I posted the triathlon results last night (see below). James left a comment on the entry, saying “It’s funny that Laurie’s run time was so good, but you still beat her by seven minutes. I guess swimmers always are favored in triathalons.” It was an interesting comment, so I thought about it for a minute.
But nah. It just looks that way because I didn’t show the whole story.
Triathlons don’t favor any particular discipline; they favor the person who can be nearly the best in all three. For reference, take a look at the breakdown for the top three finishers yesterday. The winner (1:05:23) was 23rd in the swim, 3rd in the bike, and 2nd in the run. Second place (1:06:22) was 15th, 2nd, and 7th. Third place (1:09:41) was 14th, 6th, and 10th. It’s all about having the best balance of very fast times.
Or, you can look at it this way, as Jen put it in an email: “If the swim takes ~15 minutes for a very good swimmer and the run takes about ~20 minutes for a very good runner, then the run is more important because it lasts longer. Therefore, someone who does 10% worse in the run will lose more time than the same in the swim.” That argument makes sense to me, and indicates by extension that the bike may actually be the most crucial part. The winners do the swim in 12-13 minutes, the bike in 31-33 minutes, and the run in 18-20 minutes.
You can be a great swimmer (like me) but if you can’t be competitive on the run, you won’t win; you can be a great runner (like Laurie), but if you can’t be competitive on the swim, you won’t win. Laurie beat me by 11.5 minutes on the run (25:00 as opposed to my sluggish 36:31), but I beat her by 12 minutes on the swim, 5+ minutes on the bike, and about 2 minutes in the transitions. I stayed ahead of her only because I’d built a lead in the first two disciplines. If the run had been longer (say, a 10K), she would have passed me. Even my advantage from the swim and bike wouldn’t have kept me ahead of her if she’d had more time to run.
That said, the swim does seem to be the portion that either makes or breaks the “casual” racers like me. Everyone knows how to run and learns how to ride a bike, but not everyone is taught how to swim. I also think that being in the water is scary to people who didn’t grow up around water; there is an element of unpredictability about it, especially when swimming in a open water where everything is murky, you can’t see the bottom, and have no black line to follow or use as a point of reference. The water makes a lot of people uncomfortable. I think swimming is a skill that you have to learn and practice, just like riding a bike. The only difference is that going to swimming lessons isn’t as common as going out on the sidewalk with your dad so he can let go of the bike while you aren’t looking and thus teach you how to ride.
I’ve done three triathlons now, and at each one you see people who look more like they’re fighting the water than gliding through it. Of course, you also see people that look like they’ve never been on a bike before, or people (like me) who are barely shuffling along at a jog.

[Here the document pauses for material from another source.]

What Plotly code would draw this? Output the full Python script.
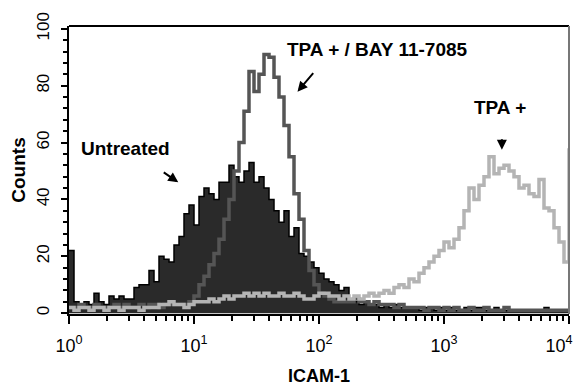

But just as with biking and running, some people will be naturally good at swimming, and I think I’m in that lucky category of being somewhat of a natural swimmer…which, for the record, is only fair since I’m definitely not a natural runner!!
In any case, the fact that the swim is my strongest discipline is a bit unusual.
It is the middle of the afternoon, I am wide awake (or, as wide awake as I generally get), and this message has served to confused me terribly. I like that about blogs. I think that people should always write stuff that makes me crazy. Thank you.
And to further back up the argument that the longest part (the bike) is most important, two out of the top three finishers did the best on the bike out of the three disciplines.
Very cool. I totally agree about the “casual” racers.
We shall see if you are ready for your 10K on July 4th! I most definitely am not!!!
i think i would probably be best at swimming too. that’s what we get for growing up in the pool.